Published: December 1, 2023 8:17pm

Updated: December 1, 2023 8:39pm

A federal judge on Friday rejected former President Donald Trump's claims of immunity in special counsel Jack Smith's election case, insisting that presidential immunity did not prevent the prosecution of a former office holder.

"Defendant's four-year service as Commander in Chief did not bestow on him the divine right of kings to evade the criminal accountability that governs his fellow citizens,"  U.S. District Judge Tanya Chutkan wrote, according to The Hill.

Smith has charged Trump with conspiracy to defraud, conspiracy to obstruct an official proceeding, obstruction of, and attempt to obstruct an official proceeding, and conspiracy against rights. He pleaded not guilty to all counts in August of this year.
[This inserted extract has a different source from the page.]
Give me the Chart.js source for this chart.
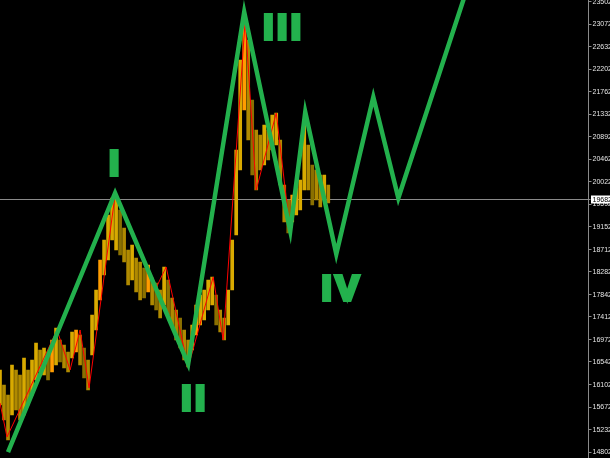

Chutkan, in her Friday decision, asserted that "[w]hatever immunities a sitting President may enjoy, the United States has only one Chief Executive at a time, and that position does not confer a lifelong 'get-out-of-jail-free' pass, Former Presidents enjoy no special conditions on their federal criminal liability."

Trump had further argued that his acquittal in the Senate during his second impeachment, moreover, would bar his prosecution, a claim Chutkan also rejected.

"[N]either traditional double jeopardy principles nor the Impeachment Judgment Clause provide that a prosecution following impeachment acquittal violates double jeopardy," she wrote.